Reportage: Akiko Lachenmann (alm)
Beschreiben Sie bitte, was nach dem Aufwachen in Ihrem Kopf vorging.
Ich war zwar wieder bei Sinnen, konnte aber die Geschehnisse nicht einordnen. Ich schimpfte zum Beispiel mit den Ärzten, die meine Reflexe testen mussten. Ich dachte: Was machen diese Leute andauernd an meinen Füßen herum, können die mich nicht in Ruhe lassen? Erst als man mir Tage später den Kopfverband abnahm und ich den abrasierten Schädel mit der langen Narbe erblickte, ahnte ich, dass mit mir etwas Schlimmes geschehen war. Wobei auch in diesem Moment mein erster Gedanke war: Wenn man mich schon da oben aufschneidet, wieso hat man nicht auch gleich mein Doppelkinn wegoperiert? Es vergingen Monate, bis ich vollständig begriff, was sich zugetragen hatte.
Sie wirken ganz normal, so, als sei Ihr Gehirn nie in Mitleidenschaft gezogen worden.
Dass ich so zügig auf Fragen antworten kann, gelingt mir erst wieder seit zwei, drei Jahren. In den ersten Jahren nach der Gehirnblutung war mein Denken verlangsamt. Ich antwortete zeitverzögert, verlor den Faden, beherrschte nicht mehr den Smalltalk, war auch zu meinem charakteristischen Wortwitz nicht mehr in der Lage. Trotzdem versuchte ich, wieder zu arbeiten. Bei Präsentationen war ich manchmal nicht mehr in der Lage, die Tabellen zu erläutern. Nach Meetings deuteten die Kollegen an, dass ich nicht mehr die Frau Gutbrod von früher sei. Als dann eine Kundin sagte, ich hätte ja früher so viel geredet, heute sei ich „schön ruhig“, da sah ich ein, dass ich diese Arbeit nicht mehr machen sollte.

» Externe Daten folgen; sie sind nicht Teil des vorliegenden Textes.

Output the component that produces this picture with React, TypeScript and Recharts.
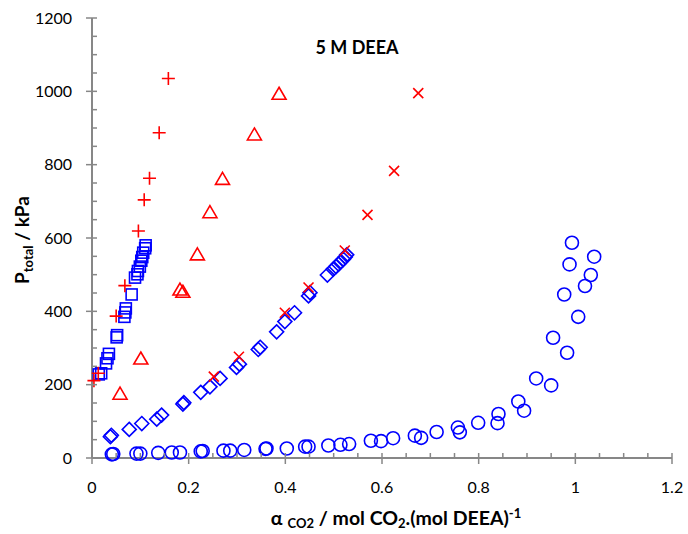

Sie arbeiteten anschließend noch eine Weile als freie Headhunterin von zu Hause aus.
Ja, das hatte den Vorteil, dass ich selbst entscheiden konnte, wann ich zum Hörer greife. Ich kann mich schon eine Zeit lang konzentrieren, damals maximal 15 Minuten, heute immerhin eine volle Stunde. Dabei spielt es keine Rolle, ob ich arbeite, mit einer Freundin telefoniere oder ein Buch lese. Meine Konzentration ist zeitlich befristet, danach beginnt das Denken wehzutun, und ich benötige eine Pause, um den Akku wieder aufzuladen. Das gelingt immer am besten vor dem Fernseher, bei TV-Serien ohne Tiefgang oder bei Kochsendungen.
Wie hat Ihr Umfeld darauf reagiert, dass Sie beeinträchtigt waren?
Anfangs zeigten meine Freunde Verständnis dafür, dass ich bei Feiern früher gehe, keine spontanen Besuche mehr empfange und nur noch allein auf Einkaufstour gehe. Doch als sich nach einer Weile abzeichnete, dass ich nie mehr ganz die Alte sein werde, nicht mehr so lustig und selbstsicher, wie ich einst war, haben sich einige Freunde von mir abgewandt. Darunter meine beste Freundin. Für sie war ich früher die starke, lebenslustige Frau, die ihr die Welt zeigt – ich hatte sie häufiger auf Reisen mitgenommen. Diese Frau fand sie nicht mehr in mir.
Und wie ging Ihr Mann damit um?
Er stand mir in all den Jahren immer beiseite. Natürlich hat er sich auch gewünscht, dass ich wieder zu meiner alten Form zurückfinde. Das konnte er nicht ganz verbergen. Aber er hat sich prima mit der Situation arrangieren können. Heute ist er derjenige, der den Smalltalk übernimmt, wenn wir Gäste haben oder zu Besuch sind. Dabei ist er – ein schwäbischer Ingenieur – von Natur aus eher ruhig. Sind wir unterwegs, weicht er nicht von meiner Seite. Er nennt sich „das laufende Geländer“ – bis heute brauche ich Hilfe beim Treppensteigen. Ich bin wirklich froh über seine Fürsorge. Man weiß ja vorher nicht, wie sich der Partner in Grenzsituationen verhält, zumal früher immer ich die Taffe war.